Grave Angels is a Dublin and Wicklow-based company that will tend the graves of your loved ones, much in the way that landscapers will keep a garden. And it doesn’t even matter if you’re living on the far side of the world from the family plot. You can view the company’s work on your ancestral plot on the Grave Angels Web site.
Grave Angels has been up and running as a full-time business since last October. It is owned by Trish Hickey, a mother of six from Enniskerry, Co. Wicklow, and Brian Little, a Kilkenny native and father of two now living in Dublin.
The idea of taking on the task that people have no time for, or find too emotionally draining, came to Hickey in circumstances she did not welcome.
Her sister’s infant child died and her sister could not emotionally handle the idea of looking after the grave, at least in the short term. So Hickey offered to undertake the job.
“Many people like to visit graves of loved ones and just leave flowers, pray or spend a while in quiet contemplation,” Little said. “They don’t necessarily want to deal with a grave that has been overgrown with weeds.”

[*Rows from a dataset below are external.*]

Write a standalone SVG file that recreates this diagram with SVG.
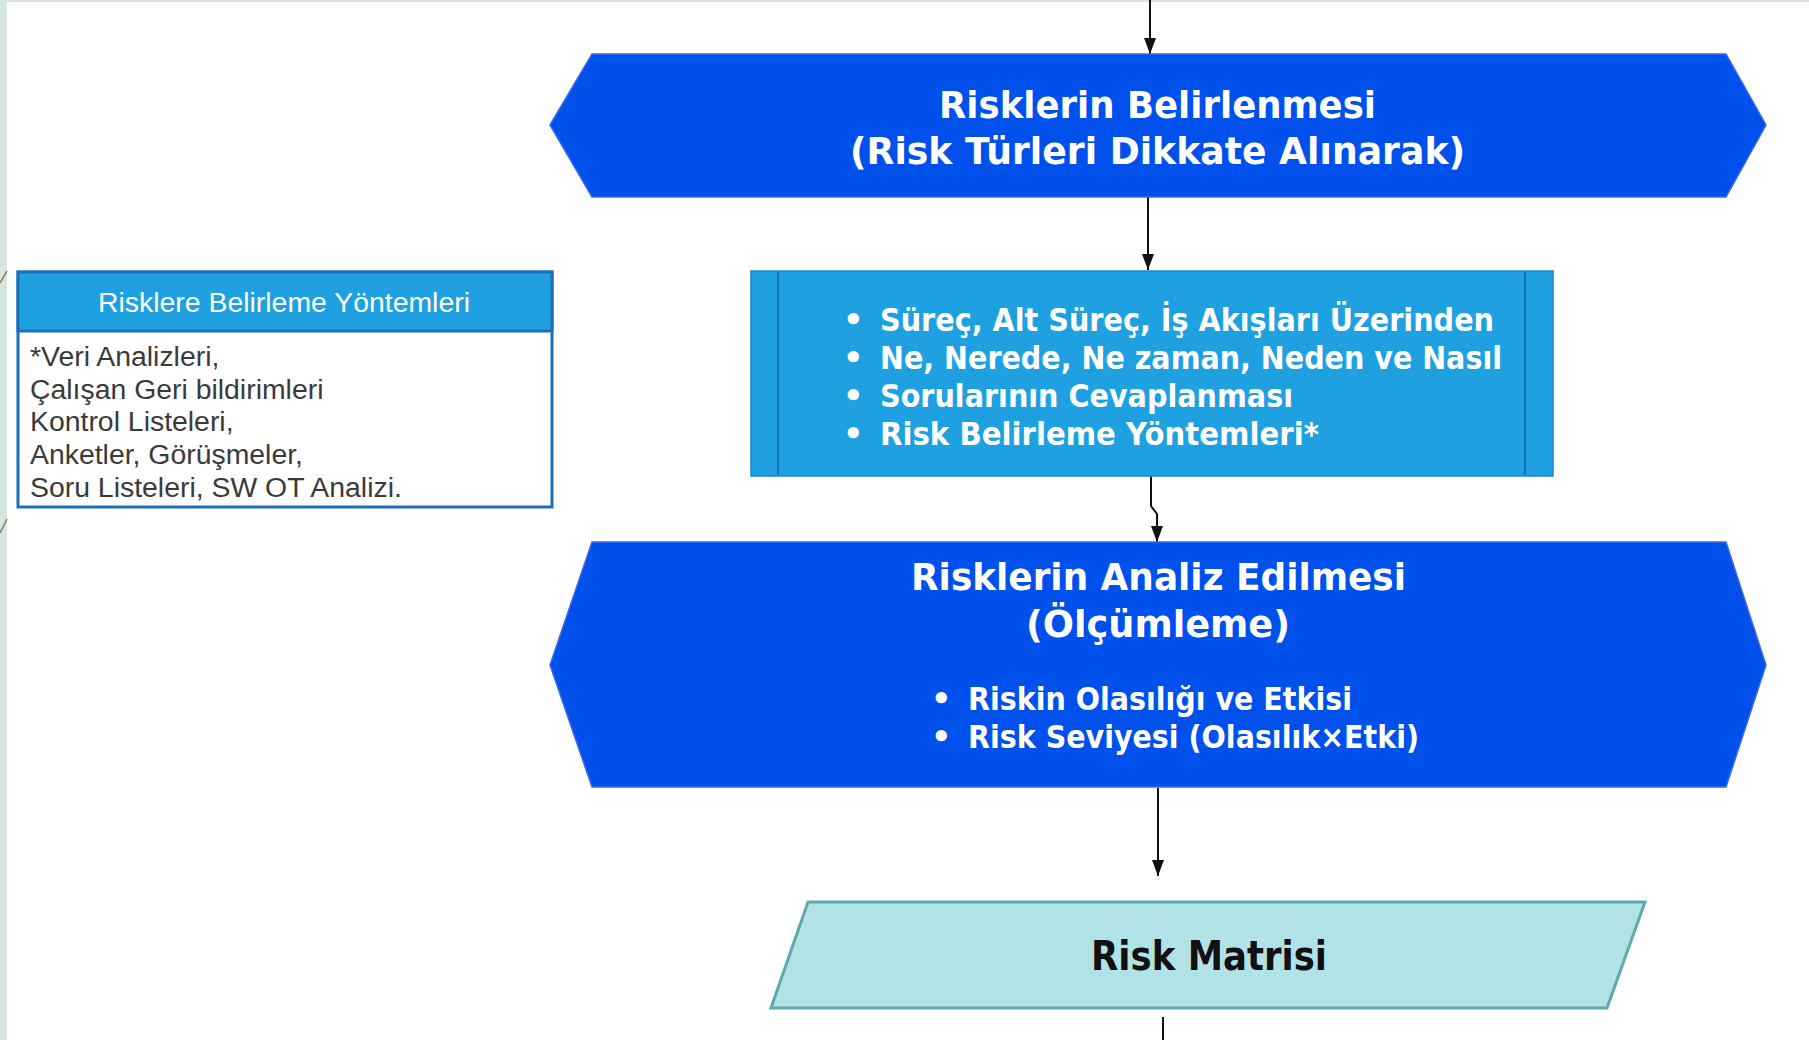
<svg xmlns="http://www.w3.org/2000/svg" width="1809" height="1040" viewBox="0 0 1809 1040">
<defs>
<style>
.hex{fill:#0050ec;stroke:#3a68e6;stroke-width:1.5}
.proc{fill:#1ea0e1;stroke:#1a86c8;stroke-width:1.5}
.procline{stroke:#1572b5;stroke-width:2}
.bold{font-family:"DejaVu Sans","Liberation Sans",sans-serif;font-weight:bold;fill:#ffffff}
.t38{font-size:38px}
.t32{font-size:32px}
.reg{font-family:"Liberation Sans",Arial,sans-serif;fill:#3a3a3a;font-size:28.4px}
.conn{stroke:#111111;stroke-width:2;fill:none}
</style>
<marker id="arrw" viewBox="0 0 10 10" refX="10" refY="5" markerWidth="16" markerHeight="12" markerUnits="userSpaceOnUse" orient="auto" preserveAspectRatio="none">
<path d="M0,0 L10,5 L0,10 z" fill="#111111"/>
</marker>
</defs>
<rect x="0" y="0" width="1809" height="1040" fill="#ffffff"/>
<rect x="0" y="0" width="7" height="1040" fill="#d4e6de"/>
<rect x="0" y="0" width="1809" height="2" fill="#d4e6de"/>
<line x1="0" y1="283" x2="7" y2="271" stroke="#8a7d5a" stroke-width="1.5"/>
<line x1="0" y1="533" x2="7" y2="519" stroke="#8a7d5a" stroke-width="1.5"/>

<g id="connectors">
<line class="conn" x1="1150" y1="0" x2="1150" y2="54" marker-end="url(#arrw)"/>
<line class="conn" x1="1148" y1="197" x2="1148" y2="270" marker-end="url(#arrw)"/>
<polyline class="conn" points="1151,476 1151,506 1157,514 1157,542" marker-end="url(#arrw)"/>
<line class="conn" x1="1158" y1="788" x2="1158" y2="876" marker-end="url(#arrw)"/>
<line class="conn" x1="1163" y1="1017" x2="1163" y2="1040"/>
</g>

<g id="node-belirlenmesi">
<polygon class="hex" points="550,125 592,54 1726,54 1766,125 1726,197 592,197"/>
<text class="bold t38" x="939" y="118" textLength="437" lengthAdjust="spacingAndGlyphs">Risklerin Belirlenmesi</text>
<text class="bold t38" x="850" y="164" textLength="615" lengthAdjust="spacingAndGlyphs">(Risk Türleri Dikkate Alınarak)</text>
</g>

<g id="node-yontemler">
<rect class="proc" x="751" y="271" width="802" height="205"/>
<line class="procline" x1="778" y1="272" x2="778" y2="475"/>
<line class="procline" x1="1525" y1="272" x2="1525" y2="475"/>
<g class="bold t32">
<text x="843" y="331">•</text>
<text x="880" y="331" textLength="614" lengthAdjust="spacingAndGlyphs">Süreç, Alt Süreç, İş Akışları Üzerinden</text>
<text x="843" y="369">•</text>
<text x="880" y="369" textLength="622" lengthAdjust="spacingAndGlyphs">Ne, Nerede, Ne zaman, Neden ve Nasıl</text>
<text x="843" y="407">•</text>
<text x="880" y="407" textLength="413" lengthAdjust="spacingAndGlyphs">Sorularının Cevaplanması</text>
<text x="843" y="445">•</text>
<text x="880" y="445" textLength="439" lengthAdjust="spacingAndGlyphs">Risk Belirleme Yöntemleri*</text>
</g>
</g>

<g id="node-analiz">
<polygon class="hex" points="550,665 592,542 1726,542 1766,665 1726,787 592,787"/>
<text class="bold t38" x="911" y="590" textLength="495" lengthAdjust="spacingAndGlyphs">Risklerin Analiz Edilmesi</text>
<text class="bold t38" x="1026" y="637" textLength="264" lengthAdjust="spacingAndGlyphs">(Ölçümleme)</text>
<g class="bold t32">
<text x="931" y="710">•</text>
<text x="968" y="710" textLength="384" lengthAdjust="spacingAndGlyphs">Riskin Olasılığı ve Etkisi</text>
<text x="931" y="748">•</text>
<text x="968" y="748" textLength="451" lengthAdjust="spacingAndGlyphs">Risk Seviyesi (Olasılık×Etki)</text>
</g>
</g>

<g id="node-matris">
<polygon points="808,902 1645,902 1607,1008 771,1008" fill="#b0e2e6" stroke="#5fa9ab" stroke-width="3"/>
<text x="1091" y="970" font-family="DejaVu Sans,Liberation Sans,sans-serif" font-weight="bold" font-size="40" fill="#111111" textLength="236" lengthAdjust="spacingAndGlyphs">Risk Matrisi</text>
</g>

<g id="node-yontemler-listesi">
<rect x="18" y="272" width="534" height="235" fill="#ffffff" stroke="#1c70b5" stroke-width="3"/>
<rect x="18" y="272" width="534" height="59" fill="#1ea0e1" stroke="#1c70b5" stroke-width="3"/>
<text x="284" y="312" text-anchor="middle" font-family="Liberation Sans,Arial,sans-serif" font-size="27" fill="#ffffff" textLength="372" lengthAdjust="spacingAndGlyphs">Risklere Belirleme Yöntemleri</text>
<text class="reg" x="30" y="366">*Veri Analizleri,</text>
<text class="reg" x="30" y="399">Çalışan Geri bildirimleri</text>
<text class="reg" x="30" y="431">Kontrol Listeleri,</text>
<text class="reg" x="30" y="464">Anketler, Görüşmeler,</text>
<text class="reg" x="30" y="497">Soru Listeleri, SW OT Analizi.</text>
</g>
</svg>
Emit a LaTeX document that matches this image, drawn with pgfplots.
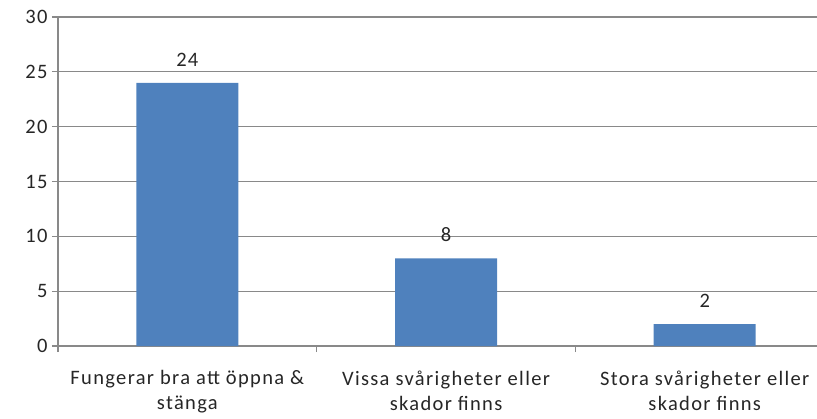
\documentclass[border=0pt]{standalone}
\usepackage{pgfplots}
\pgfplotsset{compat=1.18}
\usepackage{fontspec}
\setmainfont{Carlito}[LetterSpace=6.5]
\definecolor{barblue}{HTML}{4F81BD}
\definecolor{gridgray}{HTML}{898989}
\begin{document}
\begin{tikzpicture}
\begin{axis}[
  scale only axis,
  width=759pt, height=329pt,
  xmin=-0.5, xmax=2.434,
  ymin=0, ymax=30,
  ytick={0,5,...,30},
  xtick={0,1,2},
  xticklabels={{Fungerar bra att öppna \&\\stänga}, {Vissa svårigheter eller\\skador finns}, {Stora svårigheter eller\\skador finns}},
  minor xtick={-0.5,0.5,1.5},
  axis lines*=left,
  axis line style={gridgray, line width=1.3pt},
  ymajorgrids,
  grid style={gridgray, line width=1.3pt},
  major x tick style={draw=none},
  minor x tick style={gridgray, line width=1.3pt},
  major y tick style={gridgray, line width=1.3pt},
  tick align=outside,
  major tick length=6pt,
  minor tick length=6pt,
  /pgf/number format/assume math mode=true,
  ticklabel style={font=\fontsize{20.5}{25}\selectfont, text=black!85},
  y tick label style={xshift=-1pt},
  x tick label style={align=center, yshift=-15pt},
  ybar, bar width=102pt,
  nodes near coords,
  every node near coord/.append style={font=\fontsize{20.5}{25}\selectfont, text=black!85, yshift=13pt},
  clip=false,
]
\addplot[fill=barblue, draw=none] coordinates {(0,24) (1,8) (2,2)};
\end{axis}
\pgfresetboundingbox
\useasboundingbox ([xshift=-58pt,yshift=-72pt]current axis.south west) rectangle ([yshift=17pt]current axis.north east);
\end{tikzpicture}
\end{document}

And the one thing about Ireland and its mild, wet climate is that the weeds can grow virtually 12 months a year.
The fact that relatives can avoid the labor and just contemplate when visiting family plots would appear to be a factor strong enough to propel the company’s business well into the future. Certainly, some of the testimonials on the Grave Angels Web site bear out this prognosis.
“Thank you for the wonderful job you did on my husband’s grave. Knowing that his grave is being tended and maintained like this means so much to me,” said one client.
Said another: “All of the family are so pleased with the work you’ve done to our parents grave. Knowing that every time we visit the cemetery the grave looks so well is a load off our minds.”
And there’s this from another client: “The fact that we do not have to go to the cemetery with our tools and work on the grave any more is such a relief. Thank you for all your help.”
“People say to us that they just want to go an pray, not to do the work. And the last thing they want to see is an overgrown plot, or a pile of rubble,” Little said.
Most of the company’s work is currently concentrated in the Dublin area, but Grave Angels is building up a network of landscapers around Ireland who can easily travel to even remote rural cemeteries.
“We have about 70 clients at the moment and the number growing each month. Word of mouth has been a very important part of the growth of the company,” Little said.
“We start work in the morning and often work late into the afternoon. We take the view that what we do is sacred and intimate. I can well understand why some people don’t go to visit graves.”
Little and Hickey have discovered that even if people are not keen on doing the work on family plots themselves, they can be very specific in their instructions to the company once a contract for the work has been reached.